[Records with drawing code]
_ _ _ _ _ _ _
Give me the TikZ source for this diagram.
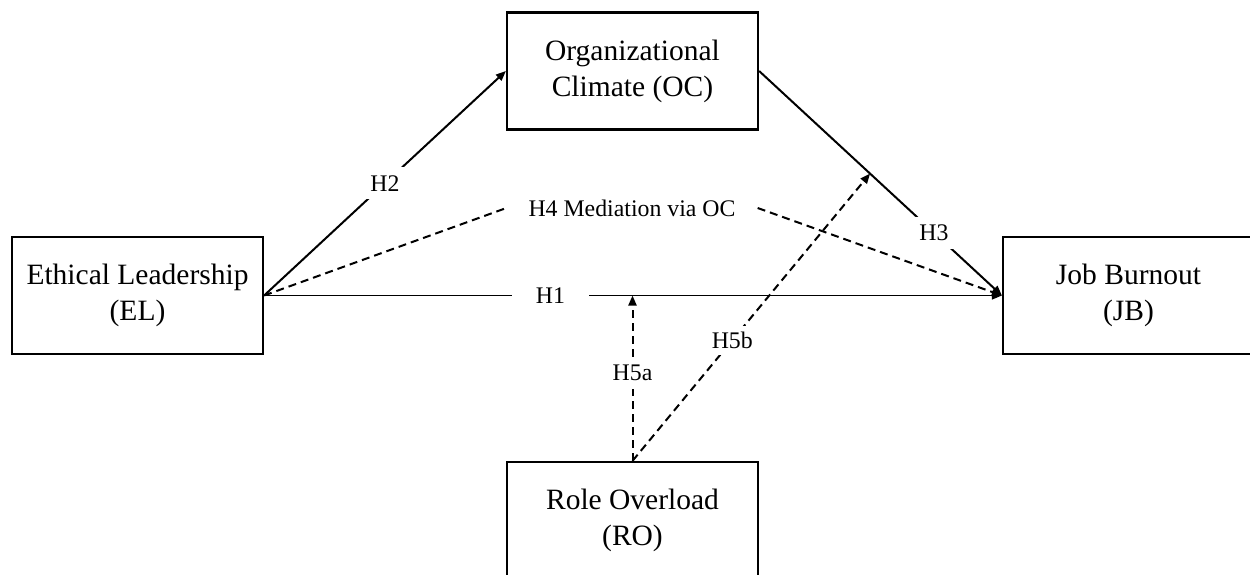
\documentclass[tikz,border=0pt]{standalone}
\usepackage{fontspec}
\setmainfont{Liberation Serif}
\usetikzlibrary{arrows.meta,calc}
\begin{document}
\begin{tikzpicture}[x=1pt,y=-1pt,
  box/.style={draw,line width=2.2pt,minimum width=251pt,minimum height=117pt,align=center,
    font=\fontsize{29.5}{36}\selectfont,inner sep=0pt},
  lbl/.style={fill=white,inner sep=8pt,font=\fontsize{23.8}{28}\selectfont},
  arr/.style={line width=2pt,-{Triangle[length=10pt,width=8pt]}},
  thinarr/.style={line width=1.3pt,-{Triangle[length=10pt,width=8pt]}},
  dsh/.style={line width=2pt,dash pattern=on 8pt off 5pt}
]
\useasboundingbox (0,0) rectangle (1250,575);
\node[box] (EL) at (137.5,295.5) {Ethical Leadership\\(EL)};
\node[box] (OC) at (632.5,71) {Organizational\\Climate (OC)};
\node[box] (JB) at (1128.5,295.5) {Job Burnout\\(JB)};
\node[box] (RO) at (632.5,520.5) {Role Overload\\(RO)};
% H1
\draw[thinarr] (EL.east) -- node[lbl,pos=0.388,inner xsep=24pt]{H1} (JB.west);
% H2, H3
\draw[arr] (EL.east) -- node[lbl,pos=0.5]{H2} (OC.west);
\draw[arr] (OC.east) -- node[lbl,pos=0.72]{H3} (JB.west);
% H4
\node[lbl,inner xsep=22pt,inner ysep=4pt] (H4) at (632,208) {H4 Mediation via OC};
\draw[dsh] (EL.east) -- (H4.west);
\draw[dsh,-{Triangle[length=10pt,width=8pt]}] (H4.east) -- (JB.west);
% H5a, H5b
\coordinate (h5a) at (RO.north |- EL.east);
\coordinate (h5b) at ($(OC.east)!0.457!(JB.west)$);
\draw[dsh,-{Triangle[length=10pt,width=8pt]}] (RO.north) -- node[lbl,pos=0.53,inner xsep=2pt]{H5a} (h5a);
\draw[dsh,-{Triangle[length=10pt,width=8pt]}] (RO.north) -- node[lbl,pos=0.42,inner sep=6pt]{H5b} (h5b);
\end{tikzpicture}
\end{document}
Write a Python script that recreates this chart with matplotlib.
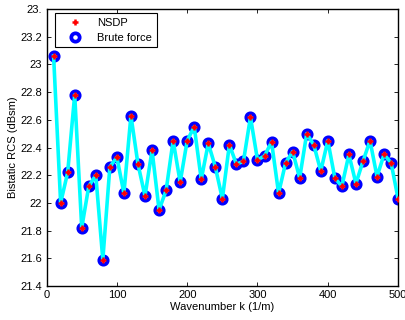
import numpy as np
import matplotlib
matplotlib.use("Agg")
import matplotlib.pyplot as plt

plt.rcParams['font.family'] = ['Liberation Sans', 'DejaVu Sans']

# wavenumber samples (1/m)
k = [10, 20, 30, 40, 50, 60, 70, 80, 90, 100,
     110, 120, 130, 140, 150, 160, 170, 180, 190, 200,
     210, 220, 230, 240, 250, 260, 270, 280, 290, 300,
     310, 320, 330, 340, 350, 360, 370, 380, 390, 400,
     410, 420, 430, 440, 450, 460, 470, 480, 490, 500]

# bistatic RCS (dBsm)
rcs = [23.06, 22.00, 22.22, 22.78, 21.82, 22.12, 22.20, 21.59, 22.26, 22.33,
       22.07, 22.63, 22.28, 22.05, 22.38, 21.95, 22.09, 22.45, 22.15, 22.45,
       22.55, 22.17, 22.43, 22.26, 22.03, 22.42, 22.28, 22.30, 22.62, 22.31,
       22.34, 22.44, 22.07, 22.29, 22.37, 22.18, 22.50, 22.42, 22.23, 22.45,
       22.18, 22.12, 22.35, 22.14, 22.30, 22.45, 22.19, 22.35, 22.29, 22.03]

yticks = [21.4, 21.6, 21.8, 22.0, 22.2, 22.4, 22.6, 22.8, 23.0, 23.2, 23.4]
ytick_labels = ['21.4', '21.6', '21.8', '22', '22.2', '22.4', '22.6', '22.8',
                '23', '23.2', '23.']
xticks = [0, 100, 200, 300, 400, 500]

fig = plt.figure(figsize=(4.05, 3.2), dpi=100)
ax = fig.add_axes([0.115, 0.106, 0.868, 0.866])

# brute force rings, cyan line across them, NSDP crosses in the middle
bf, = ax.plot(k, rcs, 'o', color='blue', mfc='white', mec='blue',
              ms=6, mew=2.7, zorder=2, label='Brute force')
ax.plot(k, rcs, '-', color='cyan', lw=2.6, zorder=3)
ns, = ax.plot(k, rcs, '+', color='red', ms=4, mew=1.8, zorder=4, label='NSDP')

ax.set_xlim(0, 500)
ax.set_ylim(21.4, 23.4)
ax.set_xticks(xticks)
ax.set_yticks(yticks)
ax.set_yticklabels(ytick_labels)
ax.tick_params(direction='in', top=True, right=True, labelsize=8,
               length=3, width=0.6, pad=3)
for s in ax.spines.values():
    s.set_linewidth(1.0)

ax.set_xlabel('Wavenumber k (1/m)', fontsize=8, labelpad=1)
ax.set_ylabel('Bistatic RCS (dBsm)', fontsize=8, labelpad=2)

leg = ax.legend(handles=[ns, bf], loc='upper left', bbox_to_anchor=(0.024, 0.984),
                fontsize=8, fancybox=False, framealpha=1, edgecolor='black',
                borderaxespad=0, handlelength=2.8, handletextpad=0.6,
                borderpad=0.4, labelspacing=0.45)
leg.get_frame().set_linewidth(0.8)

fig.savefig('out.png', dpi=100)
_ _ _ _ _ _ _
**Set task**
Transcribe the records above exactly, leaving out every picture.

**Task output**
Give me the TikZ source for this diagram.
\documentclass[tikz,border=0pt]{standalone}
\usepackage{fontspec}
\setmainfont{Liberation Serif}
\usetikzlibrary{arrows.meta,calc}
\begin{document}
\begin{tikzpicture}[x=1pt,y=-1pt,
  box/.style={draw,line width=2.2pt,minimum width=251pt,minimum height=117pt,align=center,
    font=\fontsize{29.5}{36}\selectfont,inner sep=0pt},
  lbl/.style={fill=white,inner sep=8pt,font=\fontsize{23.8}{28}\selectfont},
  arr/.style={line width=2pt,-{Triangle[length=10pt,width=8pt]}},
  thinarr/.style={line width=1.3pt,-{Triangle[length=10pt,width=8pt]}},
  dsh/.style={line width=2pt,dash pattern=on 8pt off 5pt}
]
\useasboundingbox (0,0) rectangle (1250,575);
\node[box] (EL) at (137.5,295.5) {Ethical Leadership\\(EL)};
\node[box] (OC) at (632.5,71) {Organizational\\Climate (OC)};
\node[box] (JB) at (1128.5,295.5) {Job Burnout\\(JB)};
\node[box] (RO) at (632.5,520.5) {Role Overload\\(RO)};
% H1
\draw[thinarr] (EL.east) -- node[lbl,pos=0.388,inner xsep=24pt]{H1} (JB.west);
% H2, H3
\draw[arr] (EL.east) -- node[lbl,pos=0.5]{H2} (OC.west);
\draw[arr] (OC.east) -- node[lbl,pos=0.72]{H3} (JB.west);
% H4
\node[lbl,inner xsep=22pt,inner ysep=4pt] (H4) at (632,208) {H4 Mediation via OC};
\draw[dsh] (EL.east) -- (H4.west);
\draw[dsh,-{Triangle[length=10pt,width=8pt]}] (H4.east) -- (JB.west);
% H5a, H5b
\coordinate (h5a) at (RO.north |- EL.east);
\coordinate (h5b) at ($(OC.east)!0.457!(JB.west)$);
\draw[dsh,-{Triangle[length=10pt,width=8pt]}] (RO.north) -- node[lbl,pos=0.53,inner xsep=2pt]{H5a} (h5a);
\draw[dsh,-{Triangle[length=10pt,width=8pt]}] (RO.north) -- node[lbl,pos=0.42,inner sep=6pt]{H5b} (h5b);
\end{tikzpicture}
\end{document}
Write a Python script that recreates this chart with matplotlib.
import numpy as np
import matplotlib
matplotlib.use("Agg")
import matplotlib.pyplot as plt

plt.rcParams['font.family'] = ['Liberation Sans', 'DejaVu Sans']

# wavenumber samples (1/m)
k = [10, 20, 30, 40, 50, 60, 70, 80, 90, 100,
     110, 120, 130, 140, 150, 160, 170, 180, 190, 200,
     210, 220, 230, 240, 250, 260, 270, 280, 290, 300,
     310, 320, 330, 340, 350, 360, 370, 380, 390, 400,
     410, 420, 430, 440, 450, 460, 470, 480, 490, 500]

# bistatic RCS (dBsm)
rcs = [23.06, 22.00, 22.22, 22.78, 21.82, 22.12, 22.20, 21.59, 22.26, 22.33,
       22.07, 22.63, 22.28, 22.05, 22.38, 21.95, 22.09, 22.45, 22.15, 22.45,
       22.55, 22.17, 22.43, 22.26, 22.03, 22.42, 22.28, 22.30, 22.62, 22.31,
       22.34, 22.44, 22.07, 22.29, 22.37, 22.18, 22.50, 22.42, 22.23, 22.45,
       22.18, 22.12, 22.35, 22.14, 22.30, 22.45, 22.19, 22.35, 22.29, 22.03]

yticks = [21.4, 21.6, 21.8, 22.0, 22.2, 22.4, 22.6, 22.8, 23.0, 23.2, 23.4]
ytick_labels = ['21.4', '21.6', '21.8', '22', '22.2', '22.4', '22.6', '22.8',
                '23', '23.2', '23.']
xticks = [0, 100, 200, 300, 400, 500]

fig = plt.figure(figsize=(4.05, 3.2), dpi=100)
ax = fig.add_axes([0.115, 0.106, 0.868, 0.866])

# brute force rings, cyan line across them, NSDP crosses in the middle
bf, = ax.plot(k, rcs, 'o', color='blue', mfc='white', mec='blue',
              ms=6, mew=2.7, zorder=2, label='Brute force')
ax.plot(k, rcs, '-', color='cyan', lw=2.6, zorder=3)
ns, = ax.plot(k, rcs, '+', color='red', ms=4, mew=1.8, zorder=4, label='NSDP')

ax.set_xlim(0, 500)
ax.set_ylim(21.4, 23.4)
ax.set_xticks(xticks)
ax.set_yticks(yticks)
ax.set_yticklabels(ytick_labels)
ax.tick_params(direction='in', top=True, right=True, labelsize=8,
               length=3, width=0.6, pad=3)
for s in ax.spines.values():
    s.set_linewidth(1.0)

ax.set_xlabel('Wavenumber k (1/m)', fontsize=8, labelpad=1)
ax.set_ylabel('Bistatic RCS (dBsm)', fontsize=8, labelpad=2)

leg = ax.legend(handles=[ns, bf], loc='upper left', bbox_to_anchor=(0.024, 0.984),
                fontsize=8, fancybox=False, framealpha=1, edgecolor='black',
                borderaxespad=0, handlelength=2.8, handletextpad=0.6,
                borderpad=0.4, labelspacing=0.45)
leg.get_frame().set_linewidth(0.8)

fig.savefig('out.png', dpi=100)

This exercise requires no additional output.